I find it utterly incomprehensible that Kane has now been replaced by lesser mortals in the national team to play the Republic of Ireland and Slovenia and seconded to the Under-21s in order to bolster the morale of the group.
The Football Association have gone to great lengths to argue the importance of developing English players and they reward their 30-goal man and most prodigious talent with an U-21 cap? Monstrous!
FORWARD - Diego Costa (Chelsea)
Very few strikers have succeeded at Stamford Bridge but the moment I saw Diego Costa play for Chelsea I knew he was going to be a huge success.
An uncomplicated striker who doesn't take kindly to being bullied by defenders, he keeps everything simple but is assassin-like once he enters the penalty area - a point that was demonstrated with devastating effect in 24 outings and 20 league goals this season.
Unfortunately due to the recurrence of a troubling hamstring injury, the Spaniard's absence caused Chelsea to lose their cutting edge. If Mourinho can't fix what is fast becoming an issue for Costa and Chelsea, it might cost all parties dearly next season.
MANAGER OF THE SEASON - Garry Monk
Very occasionally a young manager comes along with the courage to move players on, carefully select new additions and place them into a system that benefits the team as well as the player. Exceptional managers can do this without the slightest disruption to the culture of the football club and Garry Monk is proving to be one of those managers.
Swansea were in some difficulty after the departure of Michael Laudrup, so the club's directors put their trust in one of their own. A former player with the Swans, he captained the club through the divisions with, as he would admit, one eye on the top job. Personally I thought at 35 the appointment came far too soon but the job seem to fit Monk better than a Savile Row suit.
Win, lose or draw, his post-match interviews are always honest and mostly temperate. I can only remember him losing his cool when he alleged that Victor Moses had dived in the box for Stoke.
An unfortunate incident but I understood his frustration. The way he handled the sensitive and somewhat protracted departure of Wilfried Bony to Manchester City with a casual shrug of the shoulders and then thrust Bafetimbi Gomis onto an unsuspecting public was pure genius.

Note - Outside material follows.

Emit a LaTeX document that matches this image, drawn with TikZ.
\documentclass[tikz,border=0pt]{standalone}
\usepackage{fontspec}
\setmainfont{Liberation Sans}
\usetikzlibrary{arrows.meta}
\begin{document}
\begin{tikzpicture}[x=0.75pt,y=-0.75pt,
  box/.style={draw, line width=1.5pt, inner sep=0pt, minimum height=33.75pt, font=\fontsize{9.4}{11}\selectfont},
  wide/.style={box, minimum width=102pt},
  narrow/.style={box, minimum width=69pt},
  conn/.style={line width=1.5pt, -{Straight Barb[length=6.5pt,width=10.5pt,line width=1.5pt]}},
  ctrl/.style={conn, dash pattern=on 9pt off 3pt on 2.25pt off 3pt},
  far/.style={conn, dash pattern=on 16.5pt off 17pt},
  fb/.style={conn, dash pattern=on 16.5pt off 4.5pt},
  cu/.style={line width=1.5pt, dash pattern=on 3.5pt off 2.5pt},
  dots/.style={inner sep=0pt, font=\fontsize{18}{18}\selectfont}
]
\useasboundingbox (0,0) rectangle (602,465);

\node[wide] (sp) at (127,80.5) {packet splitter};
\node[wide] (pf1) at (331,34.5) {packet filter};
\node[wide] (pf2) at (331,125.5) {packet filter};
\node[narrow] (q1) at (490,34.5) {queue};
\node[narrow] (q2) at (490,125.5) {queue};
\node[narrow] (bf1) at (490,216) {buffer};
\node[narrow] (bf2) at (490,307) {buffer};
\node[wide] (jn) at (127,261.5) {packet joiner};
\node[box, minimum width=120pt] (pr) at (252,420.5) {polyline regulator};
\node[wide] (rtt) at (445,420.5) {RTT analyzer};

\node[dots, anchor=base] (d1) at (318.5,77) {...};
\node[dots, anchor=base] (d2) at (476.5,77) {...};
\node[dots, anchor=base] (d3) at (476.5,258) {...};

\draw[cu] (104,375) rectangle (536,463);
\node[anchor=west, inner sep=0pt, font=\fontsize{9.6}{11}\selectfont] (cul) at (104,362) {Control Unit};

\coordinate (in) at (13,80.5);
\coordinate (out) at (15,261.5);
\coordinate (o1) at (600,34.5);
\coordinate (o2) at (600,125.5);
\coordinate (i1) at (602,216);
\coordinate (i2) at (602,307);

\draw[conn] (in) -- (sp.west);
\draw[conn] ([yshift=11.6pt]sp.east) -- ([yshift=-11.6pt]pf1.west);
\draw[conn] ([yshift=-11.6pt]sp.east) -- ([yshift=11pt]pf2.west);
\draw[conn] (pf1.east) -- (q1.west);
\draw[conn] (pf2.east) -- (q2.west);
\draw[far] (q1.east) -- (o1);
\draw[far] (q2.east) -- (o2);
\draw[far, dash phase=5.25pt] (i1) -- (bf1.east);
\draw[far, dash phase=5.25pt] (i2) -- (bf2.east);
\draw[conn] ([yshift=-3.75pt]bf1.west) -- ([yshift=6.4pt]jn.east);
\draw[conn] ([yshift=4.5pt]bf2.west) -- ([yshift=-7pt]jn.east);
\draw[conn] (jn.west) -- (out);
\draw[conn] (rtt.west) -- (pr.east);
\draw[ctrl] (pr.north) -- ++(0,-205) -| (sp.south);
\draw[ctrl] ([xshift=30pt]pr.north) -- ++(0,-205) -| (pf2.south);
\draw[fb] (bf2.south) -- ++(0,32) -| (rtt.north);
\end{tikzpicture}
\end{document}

The youngest manager in the most competitive league in the world has proved to be an amazing appointment. He has once again finished in the top half of the table for the second consecutive year - and done so almost unnoticed.
He follows some exciting young managers at Swansea like Rodgers and Roberto Martinez, both of whom have gone on to manage big clubs. I sense that Monk may soon follow in their footsteps.